To be done –
The lines from the top of the material below through the line containing "10.1, 0.95, 10.0];" are to be printed exactly, with pictures omitted.

Data provided –
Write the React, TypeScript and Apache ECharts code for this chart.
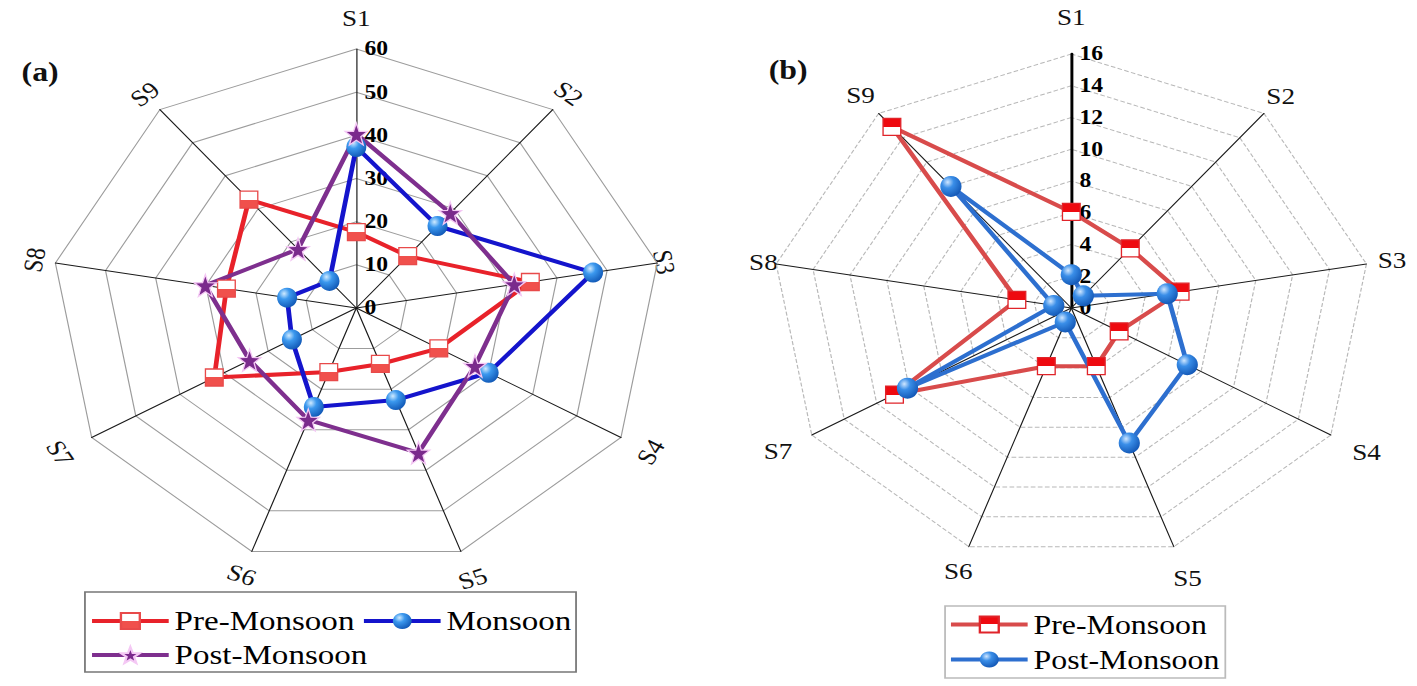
import React, { useEffect, useRef } from 'react';
import * as echarts from 'echarts';

const STATIONS = ['S1', 'S2', 'S3', 'S4', 'S5', 'S6', 'S7', 'S8', 'S9'];

// Panel (a)
const A_MAX = 60;
const A_SPLITS = 6;
const A_PRE = [17.6, 15.7, 34.7, 18.7, 13.8, 15.8, 32.2, 25.9, 32.8];
const A_MON = [37.3, 24.8, 47.2, 30.0, 22.7, 24.4, 14.6, 13.8, 8.2];
const A_POST = [40.3, 28.7, 31.5, 26.9, 35.7, 27.6, 24.2, 30.1, 17.8];

// Panel (b)
const B_MAX = 16;
const B_SPLITS = 8;
const B_PRE = [6.05, 4.9, 5.9, 2.95, 3.9, 3.9, 10.9, 2.95, 14.9];
const B_POST = [2.1, 1.0, 5.2, 7.15, 9.05, 0.94, 10.1, 0.95, 10.0];

const SCALE_X = 1417 / 1201;
const SERIF = '"Liberation Serif", "Times New Roman", serif';

// layout of the station names (radial distance from centre)
const A_NAME_DIST = [290, 280, 265, 288, 288, 284, 290, 277, 279];
const B_NAME_DIST = [291, 276, 276, 289, 288, 280, 287, 265, 278];

function clockwise(arr: any[]) {
  return [arr[0], ...arr.slice(1).reverse()];
}

function nameGraphics(cx: number, cy: number, dists: number[], rotate: boolean) {
  return STATIONS.map((s, i) => {
    const deg = (i * 360) / STATIONS.length;
    const rad = (deg * Math.PI) / 180;
    const rot = deg > 90 && deg < 270 ? deg - 180 : deg >= 270 ? deg - 360 : deg;
    return {
      type: 'text',
      x: cx + dists[i] * Math.sin(rad),
      y: cy - dists[i] * Math.cos(rad),
      rotation: rotate ? (-rot * Math.PI) / 180 : 0,
      style: {
        text: s,
        fontSize: 23,
        fontFamily: SERIF,
        fill: '#111',
        align: 'center',
        verticalAlign: 'middle',
      },
    };
  });
}

function halfGrad(top: string, bottom: string) {
  return new echarts.graphic.LinearGradient(0, 0, 0, 1, [
    { offset: 0, color: top },
    { offset: 0.5, color: top },
    { offset: 0.5, color: bottom },
    { offset: 1, color: bottom },
  ]);
}

function sphere(light: string, mid: string, dark: string) {
  return new echarts.graphic.RadialGradient(0.35, 0.3, 0.8, [
    { offset: 0, color: light },
    { offset: 0.35, color: mid },
    { offset: 1, color: dark },
  ]);
}

const STAR =
  'path://M0,-10 L2.35,-3.24 L9.51,-3.09 L3.8,1.24 L5.88,8.09 L0,4.2 L-5.88,8.09 L-3.8,1.24 L-9.51,-3.09 L-2.35,-3.24 Z';

function indicators(max: number, axisLineExtra: any) {
  return clockwise(STATIONS).map((name, i) =>
    i === 0
      ? {
          name,
          min: 0,
          max,
          axisLabel: {
            show: true,
            color: '#000',
            fontWeight: 'bold',
            fontSize: 20,
            fontFamily: SERIF,
            margin: -7,
            align: 'left',
            verticalAlign: 'middle',
          },
          ...(axisLineExtra ? { axisLine: axisLineExtra } : {}),
        }
      : { name, min: 0, max }
  );
}

type SeriesDef = {
  name: string;
  values: number[];
  lineColor: string;
  symbol: string;
  symbolSize: number[];
  itemStyle: any;
};

function buildSeries(defs: SeriesDef[]) {
  const legendLines = defs.map((d) => ({
    type: 'line',
    name: d.name,
    data: [],
    symbol: d.symbol,
    symbolSize: d.symbolSize,
    lineStyle: { color: d.lineColor, width: 4 },
    itemStyle: d.itemStyle,
  }));
  const radars = defs.map((d) => ({
    type: 'radar',
    name: d.name,
    symbol: d.symbol,
    symbolSize: d.symbolSize,
    lineStyle: { color: d.lineColor, width: 4 },
    itemStyle: d.itemStyle,
    data: [{ name: d.name, value: clockwise(d.values) }],
  }));
  return [...legendLines, ...radars];
}

function optionA() {
  const RED = '#e8222a';
  const BLUE = '#1414cc';
  const PURPLE = '#7e2f8e';
  const defs: SeriesDef[] = [
    {
      name: 'Pre-Monsoon',
      values: A_PRE,
      lineColor: RED,
      symbol: 'rect',
      symbolSize: [15, 17],
      itemStyle: { color: halfGrad('#ffffff', '#f0504c'), borderColor: '#e84a4a', borderWidth: 1.2 },
    },
    {
      name: 'Monsoon',
      values: A_MON,
      lineColor: BLUE,
      symbol: 'circle',
      symbolSize: [17, 20],
      itemStyle: { color: sphere('#cfeaff', '#3b98ee', '#0b4fae'), borderWidth: 0 },
    },
    {
      name: 'Post-Monsoon',
      values: A_POST,
      lineColor: PURPLE,
      symbol: STAR,
      symbolSize: [19, 22],
      itemStyle: { color: '#7a2a8c', borderColor: '#f4c8f4', borderWidth: 1.2 },
    },
  ];
  return {
    animation: false,
    graphic: [
      ...nameGraphics(302, 308, A_NAME_DIST, true),
      {
        type: 'text',
        x: 34,
        y: 72,
        style: {
          text: '(a)',
          fontSize: 27,
          fontWeight: 'bold',
          fontFamily: SERIF,
          fill: '#111',
          align: 'center',
          verticalAlign: 'middle',
        },
      },
    ],
    grid: { show: false, left: 0, top: 0, width: 1, height: 1 },
    xAxis: { type: 'value', show: false },
    yAxis: { type: 'value', show: false },
    legend: {
      left: 72,
      top: 592,
      width: 418,
      orient: 'horizontal',
      itemWidth: 65,
      itemHeight: 20,
      itemGap: 6,
      padding: [15, 4, 3, 4],
      borderColor: '#777',
      borderWidth: 1.5,
      selectedMode: false,
      lineStyle: { width: 4 },
      textStyle: { fontSize: 28, fontFamily: SERIF, color: '#000' },
      data: defs.map((d) => d.name),
    },
    radar: {
      center: [302, 308],
      radius: 259,
      startAngle: 90,
      splitNumber: A_SPLITS,
      shape: 'polygon',
      axisName: { show: false },
      axisLine: { lineStyle: { color: '#1a1a1a', width: 1 } },
      splitLine: { lineStyle: { color: '#9c9c9c', width: 1 } },
      splitArea: { show: false },
      axisTick: { show: false },
      axisLabel: { show: false },
      indicator: indicators(A_MAX, null),
    },
    series: buildSeries(defs),
  };
}

function optionB() {
  const RED = '#d84b4b';
  const BLUE = '#2d6fcf';
  const defs: SeriesDef[] = [
    {
      name: 'Pre-Monsoon',
      values: B_PRE,
      lineColor: RED,
      symbol: 'rect',
      symbolSize: [15, 17],
      itemStyle: { color: halfGrad('#ee0a10', '#ffffff'), borderColor: '#e0242a', borderWidth: 1.2 },
    },
    {
      name: 'Post-Monsoon',
      values: B_POST,
      lineColor: BLUE,
      symbol: 'circle',
      symbolSize: [18, 21],
      itemStyle: { color: sphere('#cfe6ff', '#3a8ee8', '#0d4fae'), borderWidth: 0 },
    },
  ];
  return {
    animation: false,
    graphic: [
      ...nameGraphics(308, 308, B_NAME_DIST, false),
      {
        type: 'text',
        x: 68,
        y: 70,
        style: {
          text: '(b)',
          fontSize: 27,
          fontWeight: 'bold',
          fontFamily: SERIF,
          fill: '#111',
          align: 'center',
          verticalAlign: 'middle',
        },
      },
    ],
    grid: { show: false, left: 0, top: 0, width: 1, height: 1 },
    xAxis: { type: 'value', show: false },
    yAxis: { type: 'value', show: false },
    legend: {
      left: 201,
      top: 606,
      orient: 'vertical',
      itemWidth: 65,
      itemHeight: 20,
      itemGap: 8,
      padding: [5, 5, 5, 3],
      borderColor: '#bbb',
      borderWidth: 1.5,
      selectedMode: false,
      lineStyle: { width: 4 },
      textStyle: { fontSize: 27, fontFamily: SERIF, color: '#000' },
      data: defs.map((d) => d.name),
    },
    radar: {
      center: [308, 308],
      radius: 254,
      startAngle: 90,
      splitNumber: B_SPLITS,
      shape: 'polygon',
      axisName: { show: false },
      axisLine: { lineStyle: { color: '#1a1a1a', width: 1 } },
      splitLine: { lineStyle: { color: '#b8b8b8', width: 1, type: 'dashed' } },
      splitArea: { show: false },
      axisTick: { show: false },
      axisLabel: { show: false },
      indicator: indicators(B_MAX, { lineStyle: { color: '#000', width: 2.5 } }),
    },
    series: buildSeries(defs),
  };
}

function Chart({ option, width }: { option: any; width: number }) {
  const ref = useRef<HTMLDivElement>(null);
  useEffect(() => {
    if (!ref.current) return;
    const chart = echarts.init(ref.current, undefined, { renderer: 'svg' });
    chart.setOption(option);
    return () => chart.dispose();
  }, []);
  return <div ref={ref} style={{ width, height: 686, flex: 'none' }} />;
}

export default function App() {
  return (
    <div
      style={{
        position: 'absolute',
        left: 0,
        top: 0,
        width: 1201,
        height: 686,
        display: 'flex',
        background: '#fff',
        transform: `scaleX(${SCALE_X})`,
        transformOrigin: '0 0',
      }}
    >
      <Chart option={optionA()} width={600} />
      <Chart option={optionB()} width={601} />
    </div>
  );
}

The output –
Write the React, TypeScript and Apache ECharts code for this chart.
import React, { useEffect, useRef } from 'react';
import * as echarts from 'echarts';

const STATIONS = ['S1', 'S2', 'S3', 'S4', 'S5', 'S6', 'S7', 'S8', 'S9'];

// Panel (a)
const A_MAX = 60;
const A_SPLITS = 6;
const A_PRE = [17.6, 15.7, 34.7, 18.7, 13.8, 15.8, 32.2, 25.9, 32.8];
const A_MON = [37.3, 24.8, 47.2, 30.0, 22.7, 24.4, 14.6, 13.8, 8.2];
const A_POST = [40.3, 28.7, 31.5, 26.9, 35.7, 27.6, 24.2, 30.1, 17.8];

// Panel (b)
const B_MAX = 16;
const B_SPLITS = 8;
const B_PRE = [6.05, 4.9, 5.9, 2.95, 3.9, 3.9, 10.9, 2.95, 14.9];
const B_POST = [2.1, 1.0, 5.2, 7.15, 9.05, 0.94, 10.1, 0.95, 10.0];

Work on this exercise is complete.